** BEGIN INFORMATION PROVIDED **
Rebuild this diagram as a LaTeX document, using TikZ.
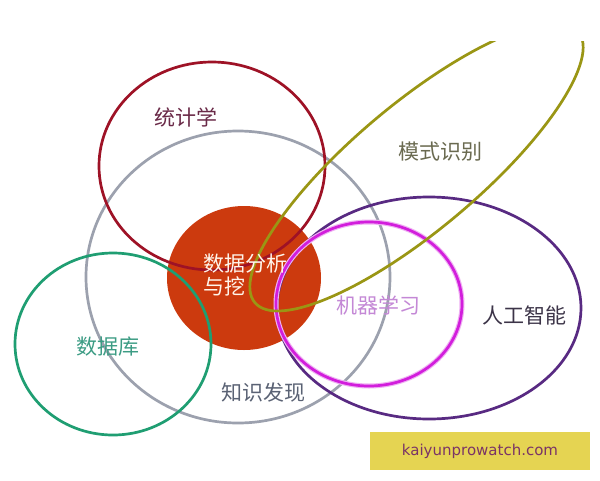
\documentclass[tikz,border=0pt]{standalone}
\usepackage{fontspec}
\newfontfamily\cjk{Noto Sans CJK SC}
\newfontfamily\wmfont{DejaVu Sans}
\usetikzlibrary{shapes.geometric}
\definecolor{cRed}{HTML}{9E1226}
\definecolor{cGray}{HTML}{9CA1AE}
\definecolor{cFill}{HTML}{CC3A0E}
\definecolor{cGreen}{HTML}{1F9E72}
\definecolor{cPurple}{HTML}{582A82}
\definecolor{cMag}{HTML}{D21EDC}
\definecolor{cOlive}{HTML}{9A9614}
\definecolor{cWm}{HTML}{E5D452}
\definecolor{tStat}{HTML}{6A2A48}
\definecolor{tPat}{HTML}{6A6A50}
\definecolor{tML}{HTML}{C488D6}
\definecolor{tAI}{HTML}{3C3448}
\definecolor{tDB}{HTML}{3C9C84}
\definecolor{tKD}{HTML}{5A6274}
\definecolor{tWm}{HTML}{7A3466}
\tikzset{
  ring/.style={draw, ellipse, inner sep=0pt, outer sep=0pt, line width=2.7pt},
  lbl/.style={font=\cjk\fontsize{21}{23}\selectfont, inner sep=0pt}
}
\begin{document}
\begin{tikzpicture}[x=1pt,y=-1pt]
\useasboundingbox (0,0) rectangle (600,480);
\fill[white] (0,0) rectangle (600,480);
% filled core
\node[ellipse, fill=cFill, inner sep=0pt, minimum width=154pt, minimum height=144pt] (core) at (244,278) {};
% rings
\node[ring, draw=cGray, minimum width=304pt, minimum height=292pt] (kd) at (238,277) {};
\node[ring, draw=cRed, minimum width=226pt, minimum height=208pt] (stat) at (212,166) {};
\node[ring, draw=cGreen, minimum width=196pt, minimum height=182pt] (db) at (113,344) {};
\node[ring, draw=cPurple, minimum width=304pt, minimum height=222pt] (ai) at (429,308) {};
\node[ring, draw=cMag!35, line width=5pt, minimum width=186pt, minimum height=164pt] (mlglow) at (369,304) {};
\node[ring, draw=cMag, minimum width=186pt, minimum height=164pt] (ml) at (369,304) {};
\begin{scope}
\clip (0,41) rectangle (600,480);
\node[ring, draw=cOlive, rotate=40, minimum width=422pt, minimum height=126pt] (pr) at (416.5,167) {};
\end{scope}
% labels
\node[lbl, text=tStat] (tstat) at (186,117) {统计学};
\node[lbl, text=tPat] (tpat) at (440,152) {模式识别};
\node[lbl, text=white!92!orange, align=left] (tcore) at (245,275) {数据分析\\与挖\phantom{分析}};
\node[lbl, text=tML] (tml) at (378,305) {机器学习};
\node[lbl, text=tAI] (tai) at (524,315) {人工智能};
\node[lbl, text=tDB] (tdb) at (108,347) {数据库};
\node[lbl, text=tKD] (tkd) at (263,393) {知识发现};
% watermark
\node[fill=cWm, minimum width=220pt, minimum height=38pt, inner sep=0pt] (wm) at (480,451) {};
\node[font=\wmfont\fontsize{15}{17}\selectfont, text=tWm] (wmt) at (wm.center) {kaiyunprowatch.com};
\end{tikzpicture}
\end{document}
** END INFORMATION PROVIDED **
> _WHAT THE EXERCISE ASKS_
Copy every line of the data word for word, omitting the images.

> _RESULT OF THE TASK_
Rebuild this diagram as a LaTeX document, using TikZ.
\documentclass[tikz,border=0pt]{standalone}
\usepackage{fontspec}
\newfontfamily\cjk{Noto Sans CJK SC}
\newfontfamily\wmfont{DejaVu Sans}
\usetikzlibrary{shapes.geometric}
\definecolor{cRed}{HTML}{9E1226}
\definecolor{cGray}{HTML}{9CA1AE}
\definecolor{cFill}{HTML}{CC3A0E}
\definecolor{cGreen}{HTML}{1F9E72}
\definecolor{cPurple}{HTML}{582A82}
\definecolor{cMag}{HTML}{D21EDC}
\definecolor{cOlive}{HTML}{9A9614}
\definecolor{cWm}{HTML}{E5D452}
\definecolor{tStat}{HTML}{6A2A48}
\definecolor{tPat}{HTML}{6A6A50}
\definecolor{tML}{HTML}{C488D6}
\definecolor{tAI}{HTML}{3C3448}
\definecolor{tDB}{HTML}{3C9C84}
\definecolor{tKD}{HTML}{5A6274}
\definecolor{tWm}{HTML}{7A3466}
\tikzset{
  ring/.style={draw, ellipse, inner sep=0pt, outer sep=0pt, line width=2.7pt},
  lbl/.style={font=\cjk\fontsize{21}{23}\selectfont, inner sep=0pt}
}
\begin{document}
\begin{tikzpicture}[x=1pt,y=-1pt]
\useasboundingbox (0,0) rectangle (600,480);
\fill[white] (0,0) rectangle (600,480);
% filled core
\node[ellipse, fill=cFill, inner sep=0pt, minimum width=154pt, minimum height=144pt] (core) at (244,278) {};
% rings
\node[ring, draw=cGray, minimum width=304pt, minimum height=292pt] (kd) at (238,277) {};
\node[ring, draw=cRed, minimum width=226pt, minimum height=208pt] (stat) at (212,166) {};
\node[ring, draw=cGreen, minimum width=196pt, minimum height=182pt] (db) at (113,344) {};
\node[ring, draw=cPurple, minimum width=304pt, minimum height=222pt] (ai) at (429,308) {};
\node[ring, draw=cMag!35, line width=5pt, minimum width=186pt, minimum height=164pt] (mlglow) at (369,304) {};
\node[ring, draw=cMag, minimum width=186pt, minimum height=164pt] (ml) at (369,304) {};
\begin{scope}
\clip (0,41) rectangle (600,480);
\node[ring, draw=cOlive, rotate=40, minimum width=422pt, minimum height=126pt] (pr) at (416.5,167) {};
\end{scope}
% labels
\node[lbl, text=tStat] (tstat) at (186,117) {统计学};
\node[lbl, text=tPat] (tpat) at (440,152) {模式识别};
\node[lbl, text=white!92!orange, align=left] (tcore) at (245,275) {数据分析\\与挖\phantom{分析}};
\node[lbl, text=tML] (tml) at (378,305) {机器学习};
\node[lbl, text=tAI] (tai) at (524,315) {人工智能};
\node[lbl, text=tDB] (tdb) at (108,347) {数据库};
\node[lbl, text=tKD] (tkd) at (263,393) {知识发现};
% watermark
\node[fill=cWm, minimum width=220pt, minimum height=38pt, inner sep=0pt] (wm) at (480,451) {};
\node[font=\wmfont\fontsize{15}{17}\selectfont, text=tWm] (wmt) at (wm.center) {kaiyunprowatch.com};
\end{tikzpicture}
\end{document}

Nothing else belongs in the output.